Competence is built through relentless, deliberate study and certification. On the Santa Fe, this meant moving from passive training to active questioning, where crew members had to articulate the "why" behind every procedure. Clarity is achieved by ensuring every individual understands the organization's overarching purpose, not just their immediate task. This often involves leaders articulating goals in terms of "what" and "why," while leaving the "how" to the team. Control is then the natural outcome: as competence and clarity rise, decision-making authority can be pushed down. The goal is to create a virtuous cycle where giving up control actually increases organizational control, as more eyes are critically watching and more minds are proactively solving problems.
Building Technical Competence and Organizational Clarity
Moving from theory to practice requires concrete mechanisms. Marquet implemented tools like the "Deliberate Action Protocol," a mandatory pause-point before any significant action where the team articulates the goal, the plan, and the potential hazards. This builds habitual competence. To foster clarity, he shifted communication from giving orders to stating goals: instead of saying, "Dive the ship to 150 feet," he would say, "We need to be at patrol depth in this operating area." This framed the objective and empowered the crew to determine the correct tactical depth based on their technical knowledge.
Empowerment was systematized, not just encouraged.
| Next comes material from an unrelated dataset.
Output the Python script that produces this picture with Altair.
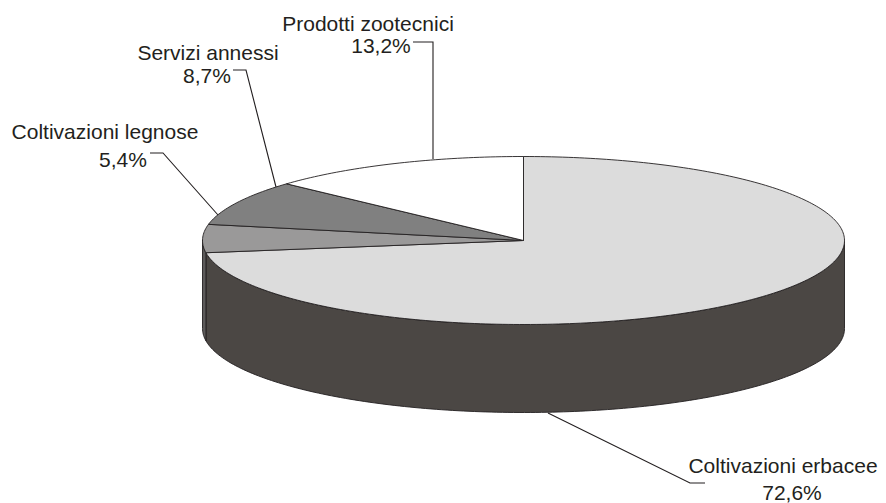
import numpy as np
import pandas as pd
import altair as alt

# ---- data ----
categories = ["Coltivazioni erbacee", "Coltivazioni legnose", "Servizi annessi", "Prodotti zootecnici"]
values = [72.6, 5.4, 8.7, 13.2]

# ---- styles ----
top_colors = ["#dcdcdc", "#9a9999", "#808080", "#ffffff"]
wall_colors = ["#4b4744", "#5c5a5a", "#4a4a4a", "#8c8c8c"]
edge = "#231f20"
text_color = "#231f20"

# ---- layout (pixel space of the page) ----
W, H = 870, 495
CX, CY, A, B, DEPTH = 523.5, 240.5, 321.0, 84.0, 88.0
label_layout = {
    "Coltivazioni erbacee": dict(name=(783, 473), pct=(792, 500),
                                 leader=[(548, 413), (690, 483), (705, 483)]),
    "Coltivazioni legnose": dict(name=(105, 139), pct=(123, 167),
                                 leader=[(150, 153), (163, 153), (218, 215)]),
    "Servizi annessi": dict(name=(208, 60), pct=(207, 83),
                            leader=[(233, 70), (246, 70), (276, 187)]),
    "Prodotti zootecnici": dict(name=(368, 31), pct=(381, 53),
                                leader=[(413, 42), (433, 42), (433, 159)]),
}


def ell(theta_deg, drop=0.0):
    t = np.radians(theta_deg)
    return CX + A * np.sin(t), CY - B * np.cos(t) + drop


def arc(t0, t1):
    n = max(2, int(abs(t1 - t0)) + 2)
    return np.linspace(t0, t1, n)


# slice angles, clockwise from 12 o'clock
total = float(sum(values))
ends = np.cumsum(values) / total * 360.0
starts = np.concatenate([[0.0], ends[:-1]])

top_rows, wall_rows = [], []
for i, (cat, s, e) in enumerate(zip(categories, starts, ends)):
    pid = f"top{i}"
    pts = [(CX, CY)] + [ell(t) for t in arc(s, e)]
    for k, (x, y) in enumerate(pts):
        top_rows.append(dict(poly=pid, x=x, y=y, k=k))
    lo, hi = max(s, 90.0), min(e, 270.0)
    if hi > lo:
        wid = f"wall{i}"
        ts = arc(lo, hi)
        pts = [ell(t) for t in ts] + [ell(t, DEPTH) for t in ts[::-1]]
        for k, (x, y) in enumerate(pts):
            wall_rows.append(dict(poly=wid, x=x, y=y, k=k))

top_df = pd.DataFrame(top_rows)
wall_df = pd.DataFrame(wall_rows)

poly_domain = [f"top{i}" for i in range(4)] + [f"wall{i}" for i in range(4)]
poly_range = top_colors + wall_colors

xs = alt.Scale(domain=[8, 8 + W], nice=False, zero=False)
ys = alt.Scale(domain=[8, 8 + H], nice=False, zero=False, reverse=True)


def polys(df):
    return alt.Chart(df).mark_line(
        interpolate="linear-closed", stroke=edge, strokeWidth=0.9, strokeJoin="round"
    ).encode(
        x=alt.X("x:Q", scale=xs, axis=None),
        y=alt.Y("y:Q", scale=ys, axis=None),
        order="k:Q",
        detail="poly:N",
        fill=alt.Fill("poly:N", scale=alt.Scale(domain=poly_domain, range=poly_range), legend=None),
    )


# labels and leaders
text_rows, leader_rows = [], []
for cat, v in zip(categories, values):
    lay = label_layout[cat]
    pct = f"{v:.1f}".replace(".", ",") + "%"
    text_rows.append(dict(x=lay["name"][0], y=lay["name"][1], t=cat))
    text_rows.append(dict(x=lay["pct"][0], y=lay["pct"][1], t=pct))
    for k, (x, y) in enumerate(lay["leader"]):
        leader_rows.append(dict(cat=cat, x=x, y=y, k=k))

text_df = pd.DataFrame(text_rows)
leader_df = pd.DataFrame(leader_rows)

leaders = alt.Chart(leader_df).mark_line(stroke=edge, strokeWidth=1.1).encode(
    x=alt.X("x:Q", scale=xs, axis=None),
    y=alt.Y("y:Q", scale=ys, axis=None),
    order="k:Q",
    detail="cat:N",
)

texts = alt.Chart(text_df).mark_text(
    align="center", baseline="alphabetic", font="Liberation Sans", fontSize=21, color=text_color
).encode(
    x=alt.X("x:Q", scale=xs, axis=None),
    y=alt.Y("y:Q", scale=ys, axis=None),
    text="t:N",
)

chart = alt.layer(polys(wall_df), polys(top_df), leaders, texts).properties(
    width=W, height=H, padding=0, autosize=alt.AutoSizeParams(type="none"),
    background="white",
).configure_view(stroke=None)

chart.save("out.html", embed_options={"renderer": "svg", "actions": False})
The "I intend to..." phrase became a procedural requirement, forcing crew members to own their decisions. Leaders, in turn, had to shift their role from decision-approver to coach. Their response changed from "approved" or "denied" to probing questions like "What do you think we should do?" or "What are your concerns?" This dialogue verifies that competence and clarity are in place before authority is exercised, creating a check-and-balance system that maintains standards without reverting to micromanagement.
Critical Perspectives: Navigating the Implementation Challenges
While Marquet’s results are compelling, a critical analysis must address the real-world friction in adopting this model, especially when team competence varies widely. The book’s narrative follows a military unit with a structured pipeline for baseline training, which differs significantly from a civilian organization with heterogeneous experience levels.
The primary challenge is the initial investment period. Implementing leader-leader principles when competence is low can feel dangerous and inefficient. The solution is graduated control. You do not push authority for nuclear reactor operations to a novice. Instead, you identify low-risk, high-frequency decision areas and start there. For example, a manager might begin by having team members state their intent for structuring a weekly report before granting authority over client communication strategies. This requires the leader to meticulously assess individual and team competency maps and delegate authority in stages, paired with targeted competence-building.
A second critical issue is maintaining standards without micromanagement. The leader-leader model is not abdication. Standards are maintained through the mechanisms of clarity and competence. First, clarity on "what" and "why" establishes non-negotiable goals and principles. Second, competence is verified through mechanisms like the Deliberate Action Protocol and continuous mentoring. The control mechanism shifts from supervising actions to auditing thinking. Instead of checking if a box was ticked, a leader asks how a decision was reached, ensuring the process aligns with organizational principles. This is more demanding than traditional oversight but yields resilient, self-correcting teams.
Finally, the model demands profound change from formal leaders. Their value is redefined from being the decision-maker to being the builder of competence and clarity. This can be a threatening shift for those whose identity is tied to technical expertise or positional authority. Successful implementation often requires leaders to be vulnerable, admit they don't have all the answers, and genuinely commit to growing their people even beyond their own capabilities.
Summary
- The leader-leader model systematically builds capacity and responsibility at all levels, moving beyond the limiting leader-follower dynamic. High performance is achieved by distributing authority, not concentrating it.
- Intent-based leadership operationalizes this model. The pivotal tool is shifting language from seeking permission ("I request...") to declaring "I intend to...", which forces proactive thinking and ownership at the point of action.
- Sustainable empowerment rests on three interdependent pillars: increasing Competence (through study and verification), establishing supreme Clarity (of purpose and goals), and then cautiously distributing Control (decision-making authority). Weakening one pillar collapses the system.
- Implementation requires managing the transition. Apply graduated control by starting with low-risk decisions, and maintain standards by auditing the thinking process behind actions, not just the actions themselves, using tools like the Deliberate Action Protocol.
- The ultimate transformation is in the leader's role. Success is measured not by personal decisiveness but by the organization's ability to function intelligently and independently in the leader's absence.